Titled Slash, it is co-written by Stephen Francis (co-creator of Madam and Eve) and satirist Gus Silber, and is directed by commercials director Ian Gabriel. It revolves around the misadventures of a grunge rock’n’roll band that travels back to the lead singer’s creepy, old family home to attend a funeral when things go awry. Francis says: “It’s kind of like Old Mac Donald had an … axe!”
Steve Railsback, who played Charles Manson in the cult movie Helter Skelter, is in the lead, with local actor Danny Keogh playing his father. And funky pin-up Nick Boraine features as Billy Bob, one of the suspected killers — but Gabriel says they’re making special teeth for him: “He’ll lose that pretty smile, we’re gonna make his teeth look totally fucked.”
Durban-born Gabriel is known in the film industry as the hottest commercials director in the country, if not in the world, having worked in the United States, the United Kingdom, Asia and Europe. At age 50 he is finally making his first feature and reckons he’s a young director: “Listen I’m much younger than John Huston; but then again he’s dead.”
Gabriel has directed more than 200 commercials. Locally his best-known one is for the 1994 elections — an epic project with the letter X transcribed on landscapes.
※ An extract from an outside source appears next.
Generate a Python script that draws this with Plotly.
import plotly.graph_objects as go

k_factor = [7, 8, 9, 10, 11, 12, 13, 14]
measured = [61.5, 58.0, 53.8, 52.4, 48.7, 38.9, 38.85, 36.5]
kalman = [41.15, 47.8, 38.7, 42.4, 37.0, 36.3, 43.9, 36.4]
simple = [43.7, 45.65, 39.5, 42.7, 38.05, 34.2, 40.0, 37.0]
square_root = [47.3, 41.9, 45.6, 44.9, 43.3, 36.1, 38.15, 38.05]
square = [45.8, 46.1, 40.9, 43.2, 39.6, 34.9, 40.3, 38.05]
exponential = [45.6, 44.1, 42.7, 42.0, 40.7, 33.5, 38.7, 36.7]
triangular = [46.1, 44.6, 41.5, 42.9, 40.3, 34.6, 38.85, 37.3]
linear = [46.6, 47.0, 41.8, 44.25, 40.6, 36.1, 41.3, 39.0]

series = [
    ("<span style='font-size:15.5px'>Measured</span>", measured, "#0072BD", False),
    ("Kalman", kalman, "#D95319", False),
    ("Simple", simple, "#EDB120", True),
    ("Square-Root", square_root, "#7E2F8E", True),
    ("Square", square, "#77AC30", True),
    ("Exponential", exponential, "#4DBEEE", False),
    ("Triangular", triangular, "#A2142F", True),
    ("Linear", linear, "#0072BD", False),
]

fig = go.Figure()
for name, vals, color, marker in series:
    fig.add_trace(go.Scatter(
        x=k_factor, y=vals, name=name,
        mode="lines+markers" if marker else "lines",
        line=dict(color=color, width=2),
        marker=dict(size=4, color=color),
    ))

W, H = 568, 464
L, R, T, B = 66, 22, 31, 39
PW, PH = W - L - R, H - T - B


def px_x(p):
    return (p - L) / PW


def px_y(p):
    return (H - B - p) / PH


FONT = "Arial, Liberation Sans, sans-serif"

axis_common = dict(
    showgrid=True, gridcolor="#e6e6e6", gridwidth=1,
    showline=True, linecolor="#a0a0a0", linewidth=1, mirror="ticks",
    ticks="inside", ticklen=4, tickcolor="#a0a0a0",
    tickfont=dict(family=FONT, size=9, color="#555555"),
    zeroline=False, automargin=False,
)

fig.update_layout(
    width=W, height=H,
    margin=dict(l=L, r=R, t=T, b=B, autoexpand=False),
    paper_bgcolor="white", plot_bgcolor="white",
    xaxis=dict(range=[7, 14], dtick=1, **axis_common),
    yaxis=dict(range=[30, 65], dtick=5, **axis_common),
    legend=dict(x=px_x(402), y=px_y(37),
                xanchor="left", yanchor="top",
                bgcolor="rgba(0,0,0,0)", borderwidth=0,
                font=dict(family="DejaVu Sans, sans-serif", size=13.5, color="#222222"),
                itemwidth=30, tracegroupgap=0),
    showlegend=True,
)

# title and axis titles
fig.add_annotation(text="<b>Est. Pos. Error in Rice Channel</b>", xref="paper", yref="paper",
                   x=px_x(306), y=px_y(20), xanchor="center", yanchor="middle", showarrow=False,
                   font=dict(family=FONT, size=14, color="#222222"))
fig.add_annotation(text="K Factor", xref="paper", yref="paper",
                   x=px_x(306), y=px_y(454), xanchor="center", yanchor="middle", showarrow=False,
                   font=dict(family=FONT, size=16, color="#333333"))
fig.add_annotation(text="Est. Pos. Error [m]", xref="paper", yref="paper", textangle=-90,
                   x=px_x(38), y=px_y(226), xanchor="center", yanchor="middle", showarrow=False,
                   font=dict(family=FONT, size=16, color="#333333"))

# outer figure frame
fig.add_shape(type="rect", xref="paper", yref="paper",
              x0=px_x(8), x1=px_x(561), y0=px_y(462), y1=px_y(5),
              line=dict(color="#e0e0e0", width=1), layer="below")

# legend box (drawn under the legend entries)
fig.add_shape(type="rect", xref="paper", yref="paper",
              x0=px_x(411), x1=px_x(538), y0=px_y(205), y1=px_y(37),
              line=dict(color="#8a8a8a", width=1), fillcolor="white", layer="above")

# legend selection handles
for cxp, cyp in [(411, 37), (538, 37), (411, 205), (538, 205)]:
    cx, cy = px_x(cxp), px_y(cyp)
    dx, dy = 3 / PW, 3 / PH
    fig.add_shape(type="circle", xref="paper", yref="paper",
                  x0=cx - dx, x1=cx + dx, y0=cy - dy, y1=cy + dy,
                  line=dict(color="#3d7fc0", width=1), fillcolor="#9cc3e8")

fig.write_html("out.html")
For a long time he was stereotyped as the hipster who makes stylish ads and in the late Eighties he was the cool dude to hang around with at DV8 or other inner-city nightclubs.
Gabriel’s feature is the first project of this kind to enjoy the backing of the Industrial Development Corporation (IDC), which has put up slightly more than 40% of the budget ($3-million). The irony is that the movie is set in the American South. However, Sam Bhembe, head of the IDC’s media and motion picture division, said: “The reality is that the business of motion pictures is different to film as an art form. We look beyond the art form to see what business can be made of it.”
Clearly through Slash, which was originally titled Dead on My Feet and then Dead Quiet, New African Media is aiming for a theatrical release both here and abroad. So it has formed Wild Coast Releasing, which will sell its films both locally and internationally.
In addition, New African Media has started up an arm called Scream Africa, which aims to make African feature films by emerging directors in the R1,5-million budget range.
The power behind this is thirty-something American Amy Moore. “South Africa,” she says, “is the miracle country. In terms of business I came here because of the vast potential … New African Media Films is a ‘value chain’ that includes distribution and training. The South African film industry can make a virtue out of its handicaps.
“At New African Media Films we love movies and believe that entertainment must be entertaining. I’d rather have a date with Austin Powers than with Billy Elliot, though Billy Elliot was a flawless movie in my opinion. Hopefully New African Media Films can produce a range for all tastes.”
As for Gabriel he is completely unashamed about making an American movie with Middelburg doubling as a small town on Arkansas’s Route 50 — which has been called “the loneliest highway in the world”.
“It’s Gauteng-Midwest, but if we can show that we can make movies like this and get them shown around the world then at last we will be able to make our own stories. But I really don’t want to make a dreary socio-political South African movie.”
To that end Gabriel’s company, Giant Films, is developing two movies — one about the Foster gang and a lock, stock, Romeo and Juliet-type story set on the Cape Flats called The Gam Brulee. Nice to see that the ad men are finally getting serious about making movies that last longer than a minute.